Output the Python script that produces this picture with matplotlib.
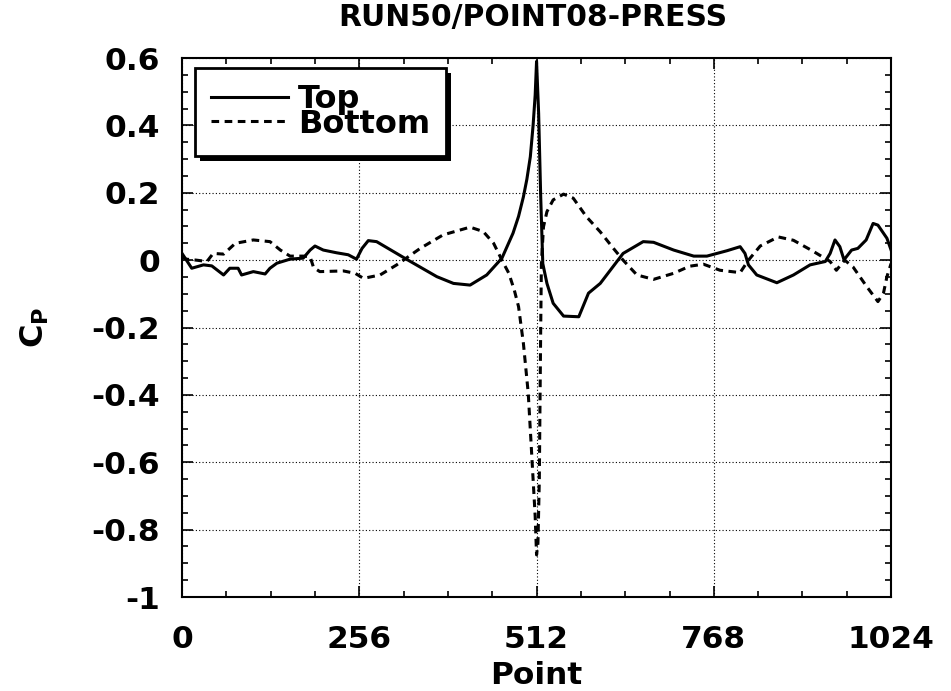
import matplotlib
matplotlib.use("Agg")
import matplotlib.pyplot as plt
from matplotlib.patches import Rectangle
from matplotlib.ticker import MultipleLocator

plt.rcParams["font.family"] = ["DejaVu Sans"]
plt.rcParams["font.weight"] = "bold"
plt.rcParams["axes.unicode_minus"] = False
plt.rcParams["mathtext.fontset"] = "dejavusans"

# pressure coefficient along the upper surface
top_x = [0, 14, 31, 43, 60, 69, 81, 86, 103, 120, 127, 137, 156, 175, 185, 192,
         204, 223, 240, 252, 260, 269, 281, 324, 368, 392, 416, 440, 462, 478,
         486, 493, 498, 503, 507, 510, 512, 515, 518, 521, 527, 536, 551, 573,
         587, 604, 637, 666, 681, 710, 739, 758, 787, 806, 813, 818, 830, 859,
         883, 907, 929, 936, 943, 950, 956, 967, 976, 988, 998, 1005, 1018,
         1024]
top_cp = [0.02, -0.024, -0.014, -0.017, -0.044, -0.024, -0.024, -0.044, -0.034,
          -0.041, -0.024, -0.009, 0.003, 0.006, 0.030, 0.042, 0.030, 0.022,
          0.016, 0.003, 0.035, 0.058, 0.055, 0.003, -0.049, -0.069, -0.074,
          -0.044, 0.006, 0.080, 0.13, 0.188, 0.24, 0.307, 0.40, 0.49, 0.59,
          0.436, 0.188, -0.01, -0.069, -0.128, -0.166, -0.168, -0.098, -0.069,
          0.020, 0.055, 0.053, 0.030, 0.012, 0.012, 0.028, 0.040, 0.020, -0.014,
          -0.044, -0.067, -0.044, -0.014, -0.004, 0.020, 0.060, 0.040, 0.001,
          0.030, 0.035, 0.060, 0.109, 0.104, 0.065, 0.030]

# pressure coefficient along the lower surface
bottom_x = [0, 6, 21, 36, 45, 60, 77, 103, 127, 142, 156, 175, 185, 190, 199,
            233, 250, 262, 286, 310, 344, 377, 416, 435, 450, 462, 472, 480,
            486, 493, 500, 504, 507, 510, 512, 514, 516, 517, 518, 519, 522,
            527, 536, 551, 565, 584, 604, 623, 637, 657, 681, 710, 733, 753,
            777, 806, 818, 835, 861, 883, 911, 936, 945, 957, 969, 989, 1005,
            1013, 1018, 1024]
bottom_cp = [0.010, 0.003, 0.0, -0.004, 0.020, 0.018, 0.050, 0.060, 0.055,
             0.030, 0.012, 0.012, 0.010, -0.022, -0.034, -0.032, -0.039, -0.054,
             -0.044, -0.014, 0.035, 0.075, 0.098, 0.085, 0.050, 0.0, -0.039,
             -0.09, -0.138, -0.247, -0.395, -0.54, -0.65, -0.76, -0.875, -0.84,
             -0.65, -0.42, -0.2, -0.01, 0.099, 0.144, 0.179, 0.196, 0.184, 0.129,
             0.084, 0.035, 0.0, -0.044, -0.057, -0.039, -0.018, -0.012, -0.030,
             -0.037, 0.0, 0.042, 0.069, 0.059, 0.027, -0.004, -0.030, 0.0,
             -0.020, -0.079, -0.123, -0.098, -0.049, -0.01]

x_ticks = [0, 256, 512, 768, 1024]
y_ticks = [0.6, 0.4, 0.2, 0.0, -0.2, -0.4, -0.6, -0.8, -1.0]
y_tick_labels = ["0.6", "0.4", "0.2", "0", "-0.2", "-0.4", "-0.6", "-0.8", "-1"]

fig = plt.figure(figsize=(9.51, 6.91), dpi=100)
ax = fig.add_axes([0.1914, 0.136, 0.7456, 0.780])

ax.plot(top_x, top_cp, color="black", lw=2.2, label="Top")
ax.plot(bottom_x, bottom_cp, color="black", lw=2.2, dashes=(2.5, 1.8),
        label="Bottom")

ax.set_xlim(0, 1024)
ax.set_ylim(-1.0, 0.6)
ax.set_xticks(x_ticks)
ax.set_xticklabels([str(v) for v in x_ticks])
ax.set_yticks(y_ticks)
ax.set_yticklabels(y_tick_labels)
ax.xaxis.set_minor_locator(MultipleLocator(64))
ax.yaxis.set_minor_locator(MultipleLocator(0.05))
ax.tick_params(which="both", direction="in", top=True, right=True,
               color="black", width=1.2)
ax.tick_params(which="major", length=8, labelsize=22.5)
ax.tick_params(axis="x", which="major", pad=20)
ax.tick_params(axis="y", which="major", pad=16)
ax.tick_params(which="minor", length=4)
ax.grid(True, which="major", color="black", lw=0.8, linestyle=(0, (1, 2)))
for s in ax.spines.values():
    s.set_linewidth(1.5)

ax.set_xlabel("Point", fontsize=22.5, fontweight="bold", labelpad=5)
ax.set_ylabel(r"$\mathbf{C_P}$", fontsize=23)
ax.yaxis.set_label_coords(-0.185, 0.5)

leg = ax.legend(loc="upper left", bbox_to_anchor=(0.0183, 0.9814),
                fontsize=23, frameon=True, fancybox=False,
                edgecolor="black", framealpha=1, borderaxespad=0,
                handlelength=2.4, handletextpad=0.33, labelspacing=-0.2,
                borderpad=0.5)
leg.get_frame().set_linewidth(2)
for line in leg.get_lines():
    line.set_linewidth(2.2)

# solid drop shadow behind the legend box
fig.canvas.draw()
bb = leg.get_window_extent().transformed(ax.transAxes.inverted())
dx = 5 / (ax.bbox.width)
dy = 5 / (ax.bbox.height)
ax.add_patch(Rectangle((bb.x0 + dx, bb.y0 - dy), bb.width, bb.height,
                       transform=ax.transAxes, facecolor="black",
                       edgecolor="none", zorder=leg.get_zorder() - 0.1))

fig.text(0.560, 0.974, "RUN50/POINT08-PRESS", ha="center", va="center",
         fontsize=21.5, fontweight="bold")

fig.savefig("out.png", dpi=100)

Instructions to follow
Return all the lines that contain the string "matplotlib".

Solution to this task
Output the Python script that produces this picture with matplotlib.
import matplotlib
matplotlib.use("Agg")
import matplotlib.pyplot as plt
from matplotlib.patches import Rectangle
from matplotlib.ticker import MultipleLocator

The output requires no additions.